Problem details
Only the lines from the start of the data below through the line that contains "16, 8, 2, 32];" are to be copied, exactly and without pictures.

Supplied data
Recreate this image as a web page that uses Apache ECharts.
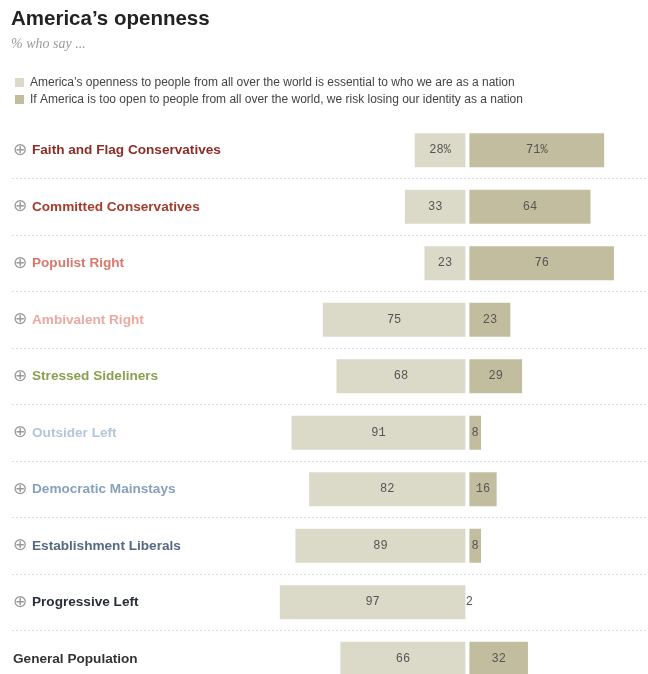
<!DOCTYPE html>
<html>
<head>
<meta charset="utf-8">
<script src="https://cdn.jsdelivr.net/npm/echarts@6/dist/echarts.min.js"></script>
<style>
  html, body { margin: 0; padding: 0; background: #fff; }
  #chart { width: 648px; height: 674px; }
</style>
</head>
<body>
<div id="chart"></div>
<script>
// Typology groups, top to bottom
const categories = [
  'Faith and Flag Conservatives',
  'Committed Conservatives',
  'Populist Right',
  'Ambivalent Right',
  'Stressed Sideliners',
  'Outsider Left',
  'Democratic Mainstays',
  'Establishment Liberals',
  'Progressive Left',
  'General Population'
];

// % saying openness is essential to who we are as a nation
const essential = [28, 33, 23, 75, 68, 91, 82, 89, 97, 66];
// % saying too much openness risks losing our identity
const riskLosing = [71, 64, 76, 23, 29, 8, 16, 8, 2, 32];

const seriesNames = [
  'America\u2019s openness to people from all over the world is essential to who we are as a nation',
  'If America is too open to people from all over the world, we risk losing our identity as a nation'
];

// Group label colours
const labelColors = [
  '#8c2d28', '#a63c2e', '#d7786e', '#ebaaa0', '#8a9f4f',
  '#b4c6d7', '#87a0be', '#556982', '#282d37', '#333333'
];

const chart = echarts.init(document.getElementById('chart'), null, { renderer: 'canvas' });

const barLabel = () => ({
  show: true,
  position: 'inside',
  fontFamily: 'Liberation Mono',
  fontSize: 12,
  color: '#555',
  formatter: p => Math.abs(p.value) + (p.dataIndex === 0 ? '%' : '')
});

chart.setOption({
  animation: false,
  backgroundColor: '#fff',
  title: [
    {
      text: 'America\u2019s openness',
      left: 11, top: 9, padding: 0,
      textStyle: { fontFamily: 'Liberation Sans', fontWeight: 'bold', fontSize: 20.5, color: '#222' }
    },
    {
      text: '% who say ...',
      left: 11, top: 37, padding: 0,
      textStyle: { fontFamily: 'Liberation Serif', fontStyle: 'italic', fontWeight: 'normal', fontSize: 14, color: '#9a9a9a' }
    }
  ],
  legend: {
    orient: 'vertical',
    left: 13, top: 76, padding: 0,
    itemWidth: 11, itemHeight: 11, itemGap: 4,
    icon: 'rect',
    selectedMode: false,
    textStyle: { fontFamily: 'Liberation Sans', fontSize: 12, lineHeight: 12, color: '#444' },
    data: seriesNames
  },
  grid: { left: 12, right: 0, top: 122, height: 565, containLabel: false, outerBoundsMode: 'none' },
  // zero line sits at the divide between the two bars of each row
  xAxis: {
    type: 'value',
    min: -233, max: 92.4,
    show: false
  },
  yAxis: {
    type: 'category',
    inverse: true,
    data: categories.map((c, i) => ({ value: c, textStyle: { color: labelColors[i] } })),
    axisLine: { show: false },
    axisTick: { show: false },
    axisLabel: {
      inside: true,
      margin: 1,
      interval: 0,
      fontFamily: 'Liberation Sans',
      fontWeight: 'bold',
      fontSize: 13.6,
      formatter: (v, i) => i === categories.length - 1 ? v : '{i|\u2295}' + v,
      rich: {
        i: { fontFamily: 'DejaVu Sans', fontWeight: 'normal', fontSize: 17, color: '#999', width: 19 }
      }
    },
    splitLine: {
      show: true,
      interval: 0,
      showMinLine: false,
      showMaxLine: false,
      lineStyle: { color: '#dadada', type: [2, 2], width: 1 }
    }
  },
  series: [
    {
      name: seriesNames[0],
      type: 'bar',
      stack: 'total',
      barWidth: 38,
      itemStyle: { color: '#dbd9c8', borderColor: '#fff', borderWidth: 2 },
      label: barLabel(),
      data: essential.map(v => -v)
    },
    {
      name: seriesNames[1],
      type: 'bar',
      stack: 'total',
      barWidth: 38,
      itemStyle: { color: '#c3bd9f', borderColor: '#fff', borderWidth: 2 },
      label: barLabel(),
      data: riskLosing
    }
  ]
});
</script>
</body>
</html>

Result for this exercise
Recreate this image as a web page that uses Apache ECharts.
<!DOCTYPE html>
<html>
<head>
<meta charset="utf-8">
<script src="https://cdn.jsdelivr.net/npm/echarts@6/dist/echarts.min.js"></script>
<style>
  html, body { margin: 0; padding: 0; background: #fff; }
  #chart { width: 648px; height: 674px; }
</style>
</head>
<body>
<div id="chart"></div>
<script>
// Typology groups, top to bottom
const categories = [
  'Faith and Flag Conservatives',
  'Committed Conservatives',
  'Populist Right',
  'Ambivalent Right',
  'Stressed Sideliners',
  'Outsider Left',
  'Democratic Mainstays',
  'Establishment Liberals',
  'Progressive Left',
  'General Population'
];

// % saying openness is essential to who we are as a nation
const essential = [28, 33, 23, 75, 68, 91, 82, 89, 97, 66];
// % saying too much openness risks losing our identity
const riskLosing = [71, 64, 76, 23, 29, 8, 16, 8, 2, 32];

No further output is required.